For anything beyond prototyping, transfer the circuit to a soldered perfboard or printed circuit board. Breadboard contact resistance and stray capacitance between rows cause problems that disappear on a soldered board, especially at higher gains where the circuit amplifies its own noise.

When You Need a Heat Sink

Op-amp circuits and small-signal transistor amplifiers generate minimal heat. Once you start pushing power to a speaker, thermal management matters. For power transistors dissipating 2 to 3 watts, a small flat aluminum plate or piece of copper is sufficient. Beyond that, you need a finned heat sink rated for the thermal load.

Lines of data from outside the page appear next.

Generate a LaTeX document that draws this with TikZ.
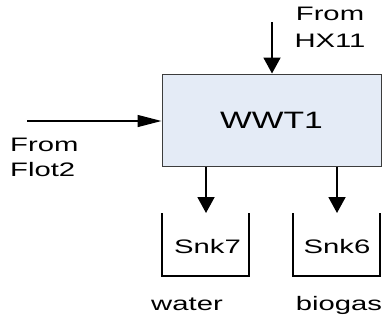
\documentclass[tikz,border=0pt]{standalone}
\usepackage{fontspec}
\setmainfont{Liberation Sans}
\usetikzlibrary{arrows.meta}
\definecolor{boxfill}{RGB}{228,235,246}
\definecolor{boxline}{RGB}{60,60,60}
\newcommand\stx[1]{\scalebox{1.5}[1]{#1}}
\newcommand\stxb[1]{\scalebox{1.42}[1]{#1}}
\tikzset{
  lbl/.style={inner sep=0pt, font=\fontsize{19.5}{24}\selectfont},
  vflow/.style={line width=1.9pt, -{Triangle[length=16pt,width=17pt]}},
  hflow/.style={line width=1.4pt, -{Triangle[length=24pt,width=12pt]}},
  sink/.style={line width=1.2pt, black},
  unitbox/.style={draw=boxline, line width=1pt, fill=boxfill, minimum width=219pt, minimum height=92pt, inner sep=0pt, font=\fontsize{23.7}{28}\selectfont},
}
\begin{document}
\begin{tikzpicture}[x=1pt,y=1pt]
\useasboundingbox (0,0) rectangle (385,-322);
% main unit
\node[unitbox] (wwt) at (271.5,-120) {\stxb{WWT1}};
% sinks
\coordinate (s7a) at (162,-213); \coordinate (s7b) at (162,-276);
\coordinate (s7c) at (249,-276); \coordinate (s7d) at (249,-213);
\draw[sink] (s7a) -- (s7b) -- (s7c) -- (s7d);
\coordinate (s6a) at (293,-213); \coordinate (s6b) at (293,-276);
\coordinate (s6c) at (380,-276); \coordinate (s6d) at (380,-213);
\draw[sink] (s6a) -- (s6b) -- (s6c) -- (s6d);
\node[lbl, anchor=base] (snk7) at (207.5,-253) {\stx{Snk7}};
\node[lbl, anchor=base] (snk6) at (337,-253) {\stx{Snk6}};
\node[lbl, anchor=base] (water) at (187,-310) {\stx{water}};
\node[lbl, anchor=base] (biogas) at (339,-310) {\stx{biogas}};
% inputs
\node[lbl, anchor=base] (hx1) at (330,-20) {\stx{From}};
\node[lbl, anchor=base] (hx2) at (330,-47) {\stx{HX11}};
\node[lbl, anchor=base west] (fl1) at (10,-151) {\stx{From}};
\node[lbl, anchor=base west] (fl2) at (10,-176) {\stx{Flot2}};
\coordinate (hxs) at (272,-22);
\coordinate (fls) at (27,-121);
\draw[vflow] (hxs) -- (hxs |- wwt.north);
\draw[hflow] (fls) -- (fls -| wwt.west);
% outputs
\coordinate (o7) at (206,-213);
\coordinate (o6) at (337,-213);
\draw[vflow] (o7 |- wwt.south) -- (o7);
\draw[vflow] (o6 |- wwt.south) -- (o6);
\end{tikzpicture}
\end{document}
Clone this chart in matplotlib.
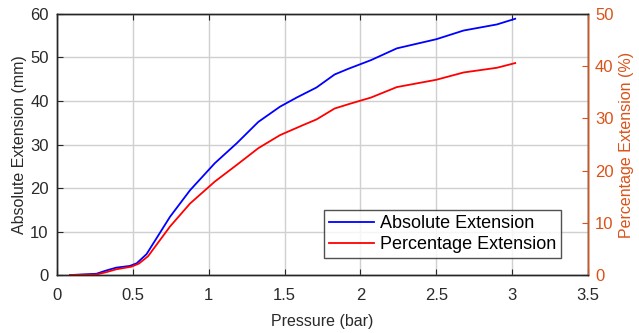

Class-AB amplifiers, the most common type for audio, have an advantage here: their power dissipation varies with the music signal rather than being constant, so you don’t need to design for the absolute worst case. A 70-watt Class-AB hi-fi amplifier running on ±35V supplies typically needs a heat sink rated around 1°C per watt. Class-A designs run much hotter because the transistors conduct continuously. A Class-A stage running at 2 amps from a ±25V supply dissipates about 50 watts per output transistor, totaling 100 watts of heat for a push-pull pair. That requires a substantial heat sink and often forced-air cooling.

Putting It All Together

Start with the non-inverting op-amp circuit. Pick your desired gain, calculate R1 and R2, add coupling capacitors at input and output, and power the chip from a 9V battery or regulated DC supply. Test it with a phone’s headphone output as a signal source and measure the output with a multimeter set to AC volts. You should see the output voltage at the gain multiple you calculated.

Once that works, you can cascade stages. Feed the output of your op-amp preamp into a transistor power stage to drive a speaker. The op-amp handles voltage amplification cleanly, and the transistor stage provides the current a speaker needs. Use a coupling capacitor between stages to keep the DC bias of each stage independent. This two-stage approach is how most practical audio amplifiers are structured, from guitar amps to Bluetooth speakers.